> **Task objective**
Your task is to output the listing word for word, with pictures excluded.

> **Given information**
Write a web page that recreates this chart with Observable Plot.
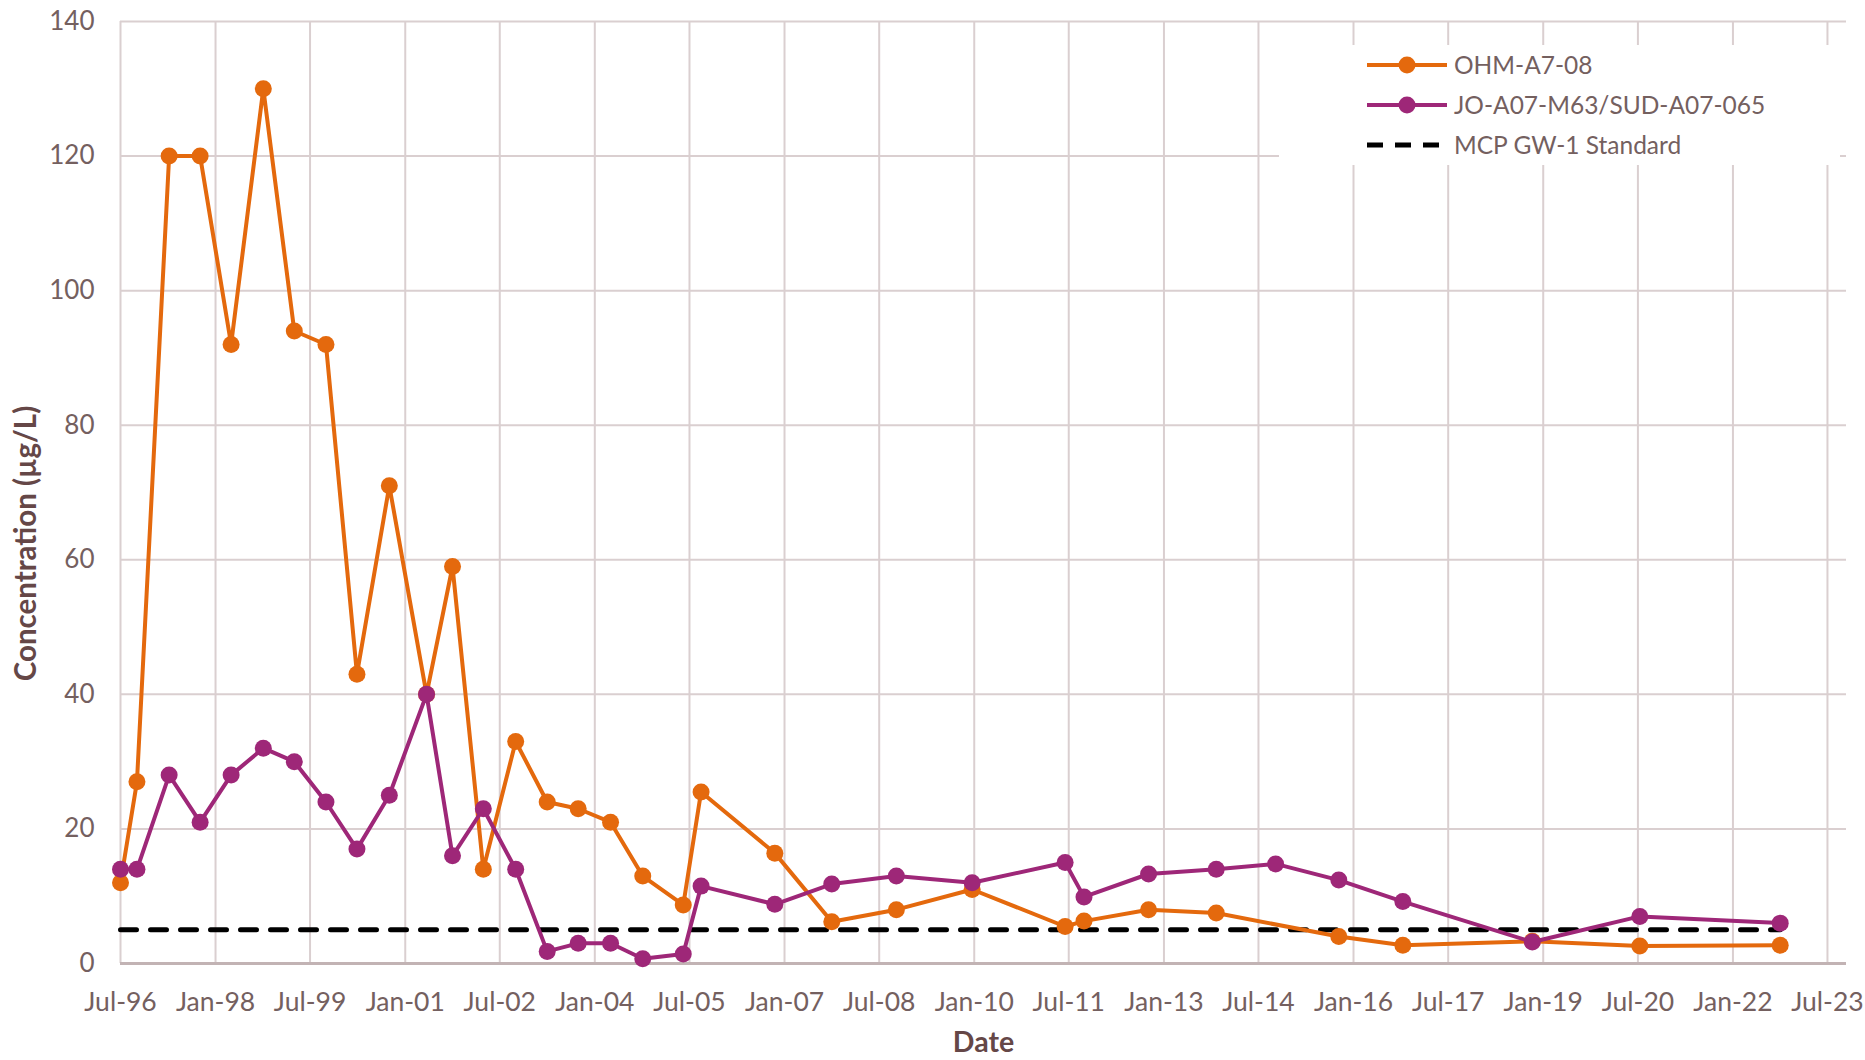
<!DOCTYPE html>
<html>
<head>
<meta charset="utf-8">
<script src="https://cdn.jsdelivr.net/npm/d3@7"></script>
<script src="https://cdn.jsdelivr.net/npm/@observablehq/plot@0.6"></script>
<style>
  html, body { margin: 0; padding: 0; background: #fff; }
  #wrap { position: relative; width: 1865px; height: 1060px; overflow: hidden; font-family: Lato, sans-serif; }
  #legend { position: absolute; left: 1279px; top: 45px; width: 561px; height: 120px; background: #fff; }
  .row { position: absolute; left: 0; height: 40px; display: flex; align-items: center; }
  .row svg { position: absolute; left: 87px; }
  .row span { position: absolute; left: 175px; font-size: 24.5px; color: #74605f; white-space: nowrap; line-height: 40px; }
</style>
</head>
<body>
<div id="wrap"></div>
<script>
// ---- data ----
const xTickLabels = ["Jul-96","Jan-98","Jul-99","Jan-01","Jul-02","Jan-04","Jul-05","Jan-07","Jul-08","Jan-10","Jul-11","Jan-13","Jul-14","Jan-16","Jul-17","Jan-19","Jul-20","Jan-22","Jul-23"];
const yTicks = [0, 20, 40, 60, 80, 100, 120, 140];

const seriesNames = ["OHM-A7-08", "JO-A07-M63/SUD-A07-065", "MCP GW-1 Standard"];

const ohmDates = ["1996-07-01","1996-10-04","1997-04-08","1997-10-04","1998-04-01","1998-10-04","1999-04-01","1999-10-01","2000-03-28","2000-10-01","2001-05-04","2001-10-01","2002-03-28","2002-10-01","2003-04-01","2003-09-27","2004-04-01","2004-10-04","2005-05-26","2005-09-06","2006-11-06","2007-10-01","2008-10-08","2009-12-20","2011-06-10","2011-09-27","2012-10-04","2013-10-30","2015-10-08","2016-10-12","2018-10-30","2020-07-12","2022-10-01"];
const ohmValues = [12, 27, 120, 120, 92, 130, 94, 92, 43, 71, 40, 59, 14, 33, 24, 23, 21, 13, 8.7, 25.5, 16.4, 6.2, 8, 11, 5.5, 6.3, 8, 7.5, 4, 2.7, 3.3, 2.6, 2.7];

const joDates = ["1996-07-01","1996-10-04","1997-04-08","1997-10-04","1998-04-01","1998-10-04","1999-04-01","1999-10-01","2000-03-28","2000-10-01","2001-05-04","2001-10-01","2002-03-28","2002-10-01","2003-04-01","2003-09-27","2004-04-01","2004-10-04","2005-05-26","2005-09-06","2006-11-06","2007-10-01","2008-10-08","2009-12-20","2011-06-10","2011-09-27","2012-10-04","2013-10-30","2014-10-08","2015-10-08","2016-10-12","2018-10-30","2020-07-12","2022-10-01"];
const joValues = [14, 14, 28, 21, 28, 32, 30, 24, 17, 25, 40, 16, 23, 14, 1.8, 3, 3, 0.7, 1.4, 11.5, 8.8, 11.8, 13, 12, 15, 9.9, 13.3, 14, 14.8, 12.4, 9.2, 3.2, 7, 6];

const stdDates = ["1996-07-01", "2022-10-01"];
const stdValues = [5, 5];

// ---- build tables ----
const parseTick = d3.utcParse("%b-%y");
const xTickDates = xTickLabels.map(parseTick);
const ohm = ohmDates.map((d, i) => ({date: new Date(d), value: ohmValues[i]}));
const jo = joDates.map((d, i) => ({date: new Date(d), value: joValues[i]}));
const std = stdDates.map((d, i) => ({date: new Date(d), value: stdValues[i]}));

const ORANGE = "#e4690d";
const PURPLE = "#9e2778";
const GRID = "#dacfd0";
const TITLE = "#654747";

const chart = Plot.plot({
  width: 1865,
  height: 1060,
  marginLeft: 120,
  marginRight: 19,
  marginTop: 21,
  marginBottom: 97,
  style: {fontFamily: "Lato, sans-serif", fontSize: "26px", color: "#74605f", background: "#fff"},
  x: {type: "utc", domain: [new Date("1996-07-01"), new Date("2023-10-19")]},
  y: {domain: [0, 140]},
  marks: [
    Plot.ruleY(yTicks, {stroke: GRID, strokeWidth: 2}),
    Plot.ruleX(xTickDates, {stroke: GRID, strokeWidth: 2}),
    Plot.ruleY([0], {stroke: "#c2b3b4", strokeWidth: 3}),
    Plot.axisY({ticks: yTicks, tickSize: 0, tickPadding: 26, label: null, fontSize: 26}),
    Plot.axisX({ticks: xTickDates, tickSize: 0, tickPadding: 29, tickFormat: d3.utcFormat("%b-%y"), label: null, fontSize: 26.5}),
    Plot.lineY(std, {x: "date", y: "value", stroke: "#000", strokeWidth: 5, strokeDasharray: "16,14"}),
    Plot.lineY(ohm, {x: "date", y: "value", stroke: ORANGE, strokeWidth: 4, strokeLinejoin: "round"}),
    Plot.dot(ohm, {x: "date", y: "value", r: 8.5, fill: ORANGE, stroke: "none"}),
    Plot.lineY(jo, {x: "date", y: "value", stroke: PURPLE, strokeWidth: 4, strokeLinejoin: "round"}),
    Plot.dot(jo, {x: "date", y: "value", r: 8.5, fill: PURPLE, stroke: "none"}),
    Plot.text(["Concentration (µg/L)"], {text: d => d, frameAnchor: "left", textAnchor: "middle", dx: -94, dy: 51, rotate: -90, fontWeight: "bold", fill: TITLE, fontSize: 29.5}),
    Plot.text(["Date"], {text: d => d, frameAnchor: "bottom", textAnchor: "middle", dy: 88, fontWeight: "bold", fill: TITLE, fontSize: 28.5})
  ]
});

const wrap = document.getElementById("wrap");
wrap.appendChild(chart);

// ---- legend overlay ----
const legend = document.createElement("div");
legend.id = "legend";
const styles = [
  {color: ORANGE, dash: null, dot: true},
  {color: PURPLE, dash: null, dot: true},
  {color: "#000", dash: "16,12", dot: false}
];
seriesNames.forEach((name, i) => {
  const row = document.createElement("div");
  row.className = "row";
  row.style.top = (i * 40) + "px";
  const s = styles[i];
  const svgNS = "http://www.w3.org/2000/svg";
  const svg = document.createElementNS(svgNS, "svg");
  svg.setAttribute("width", "82");
  svg.setAttribute("height", "40");
  const line = document.createElementNS(svgNS, "line");
  line.setAttribute("x1", "1"); line.setAttribute("x2", "81");
  line.setAttribute("y1", "20"); line.setAttribute("y2", "20");
  line.setAttribute("stroke", s.color);
  line.setAttribute("stroke-width", s.dot ? "4" : "5");
  if (s.dash) line.setAttribute("stroke-dasharray", s.dash);
  svg.appendChild(line);
  if (s.dot) {
    const c = document.createElementNS(svgNS, "circle");
    c.setAttribute("cx", "41"); c.setAttribute("cy", "20"); c.setAttribute("r", "8.5");
    c.setAttribute("fill", s.color);
    svg.appendChild(c);
  }
  row.appendChild(svg);
  const span = document.createElement("span");
  span.textContent = name;
  row.appendChild(span);
  legend.appendChild(row);
});
wrap.appendChild(legend);
</script>
</body>
</html>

> **Task solution**
Write a web page that recreates this chart with Observable Plot.
<!DOCTYPE html>
<html>
<head>
<meta charset="utf-8">
<script src="https://cdn.jsdelivr.net/npm/d3@7"></script>
<script src="https://cdn.jsdelivr.net/npm/@observablehq/plot@0.6"></script>
<style>
  html, body { margin: 0; padding: 0; background: #fff; }
  #wrap { position: relative; width: 1865px; height: 1060px; overflow: hidden; font-family: Lato, sans-serif; }
  #legend { position: absolute; left: 1279px; top: 45px; width: 561px; height: 120px; background: #fff; }
  .row { position: absolute; left: 0; height: 40px; display: flex; align-items: center; }
  .row svg { position: absolute; left: 87px; }
  .row span { position: absolute; left: 175px; font-size: 24.5px; color: #74605f; white-space: nowrap; line-height: 40px; }
</style>
</head>
<body>
<div id="wrap"></div>
<script>
// ---- data ----
const xTickLabels = ["Jul-96","Jan-98","Jul-99","Jan-01","Jul-02","Jan-04","Jul-05","Jan-07","Jul-08","Jan-10","Jul-11","Jan-13","Jul-14","Jan-16","Jul-17","Jan-19","Jul-20","Jan-22","Jul-23"];
const yTicks = [0, 20, 40, 60, 80, 100, 120, 140];

const seriesNames = ["OHM-A7-08", "JO-A07-M63/SUD-A07-065", "MCP GW-1 Standard"];

const ohmDates = ["1996-07-01","1996-10-04","1997-04-08","1997-10-04","1998-04-01","1998-10-04","1999-04-01","1999-10-01","2000-03-28","2000-10-01","2001-05-04","2001-10-01","2002-03-28","2002-10-01","2003-04-01","2003-09-27","2004-04-01","2004-10-04","2005-05-26","2005-09-06","2006-11-06","2007-10-01","2008-10-08","2009-12-20","2011-06-10","2011-09-27","2012-10-04","2013-10-30","2015-10-08","2016-10-12","2018-10-30","2020-07-12","2022-10-01"];
const ohmValues = [12, 27, 120, 120, 92, 130, 94, 92, 43, 71, 40, 59, 14, 33, 24, 23, 21, 13, 8.7, 25.5, 16.4, 6.2, 8, 11, 5.5, 6.3, 8, 7.5, 4, 2.7, 3.3, 2.6, 2.7];

const joDates = ["1996-07-01","1996-10-04","1997-04-08","1997-10-04","1998-04-01","1998-10-04","1999-04-01","1999-10-01","2000-03-28","2000-10-01","2001-05-04","2001-10-01","2002-03-28","2002-10-01","2003-04-01","2003-09-27","2004-04-01","2004-10-04","2005-05-26","2005-09-06","2006-11-06","2007-10-01","2008-10-08","2009-12-20","2011-06-10","2011-09-27","2012-10-04","2013-10-30","2014-10-08","2015-10-08","2016-10-12","2018-10-30","2020-07-12","2022-10-01"];
const joValues = [14, 14, 28, 21, 28, 32, 30, 24, 17, 25, 40, 16, 23, 14, 1.8, 3, 3, 0.7, 1.4, 11.5, 8.8, 11.8, 13, 12, 15, 9.9, 13.3, 14, 14.8, 12.4, 9.2, 3.2, 7, 6];

const stdDates = ["1996-07-01", "2022-10-01"];
const stdValues = [5, 5];

// ---- build tables ----
const parseTick = d3.utcParse("%b-%y");
const xTickDates = xTickLabels.map(parseTick);
const ohm = ohmDates.map((d, i) => ({date: new Date(d), value: ohmValues[i]}));
const jo = joDates.map((d, i) => ({date: new Date(d), value: joValues[i]}));
const std = stdDates.map((d, i) => ({date: new Date(d), value: stdValues[i]}));

const ORANGE = "#e4690d";
const PURPLE = "#9e2778";
const GRID = "#dacfd0";
const TITLE = "#654747";

const chart = Plot.plot({
  width: 1865,
  height: 1060,
  marginLeft: 120,
  marginRight: 19,
  marginTop: 21,
  marginBottom: 97,
  style: {fontFamily: "Lato, sans-serif", fontSize: "26px", color: "#74605f", background: "#fff"},
  x: {type: "utc", domain: [new Date("1996-07-01"), new Date("2023-10-19")]},
  y: {domain: [0, 140]},
  marks: [
    Plot.ruleY(yTicks, {stroke: GRID, strokeWidth: 2}),
    Plot.ruleX(xTickDates, {stroke: GRID, strokeWidth: 2}),
    Plot.ruleY([0], {stroke: "#c2b3b4", strokeWidth: 3}),
    Plot.axisY({ticks: yTicks, tickSize: 0, tickPadding: 26, label: null, fontSize: 26}),
    Plot.axisX({ticks: xTickDates, tickSize: 0, tickPadding: 29, tickFormat: d3.utcFormat("%b-%y"), label: null, fontSize: 26.5}),
    Plot.lineY(std, {x: "date", y: "value", stroke: "#000", strokeWidth: 5, strokeDasharray: "16,14"}),
    Plot.lineY(ohm, {x: "date", y: "value", stroke: ORANGE, strokeWidth: 4, strokeLinejoin: "round"}),
    Plot.dot(ohm, {x: "date", y: "value", r: 8.5, fill: ORANGE, stroke: "none"}),
    Plot.lineY(jo, {x: "date", y: "value", stroke: PURPLE, strokeWidth: 4, strokeLinejoin: "round"}),
    Plot.dot(jo, {x: "date", y: "value", r: 8.5, fill: PURPLE, stroke: "none"}),
    Plot.text(["Concentration (µg/L)"], {text: d => d, frameAnchor: "left", textAnchor: "middle", dx: -94, dy: 51, rotate: -90, fontWeight: "bold", fill: TITLE, fontSize: 29.5}),
    Plot.text(["Date"], {text: d => d, frameAnchor: "bottom", textAnchor: "middle", dy: 88, fontWeight: "bold", fill: TITLE, fontSize: 28.5})
  ]
});

const wrap = document.getElementById("wrap");
wrap.appendChild(chart);

// ---- legend overlay ----
const legend = document.createElement("div");
legend.id = "legend";
const styles = [
  {color: ORANGE, dash: null, dot: true},
  {color: PURPLE, dash: null, dot: true},
  {color: "#000", dash: "16,12", dot: false}
];
seriesNames.forEach((name, i) => {
  const row = document.createElement("div");
  row.className = "row";
  row.style.top = (i * 40) + "px";
  const s = styles[i];
  const svgNS = "http://www.w3.org/2000/svg";
  const svg = document.createElementNS(svgNS, "svg");
  svg.setAttribute("width", "82");
  svg.setAttribute("height", "40");
  const line = document.createElementNS(svgNS, "line");
  line.setAttribute("x1", "1"); line.setAttribute("x2", "81");
  line.setAttribute("y1", "20"); line.setAttribute("y2", "20");
  line.setAttribute("stroke", s.color);
  line.setAttribute("stroke-width", s.dot ? "4" : "5");
  if (s.dash) line.setAttribute("stroke-dasharray", s.dash);
  svg.appendChild(line);
  if (s.dot) {
    const c = document.createElementNS(svgNS, "circle");
    c.setAttribute("cx", "41"); c.setAttribute("cy", "20"); c.setAttribute("r", "8.5");
    c.setAttribute("fill", s.color);
    svg.appendChild(c);
  }
  row.appendChild(svg);
  const span = document.createElement("span");
  span.textContent = name;
  row.appendChild(span);
  legend.appendChild(row);
});
wrap.appendChild(legend);
</script>
</body>
</html>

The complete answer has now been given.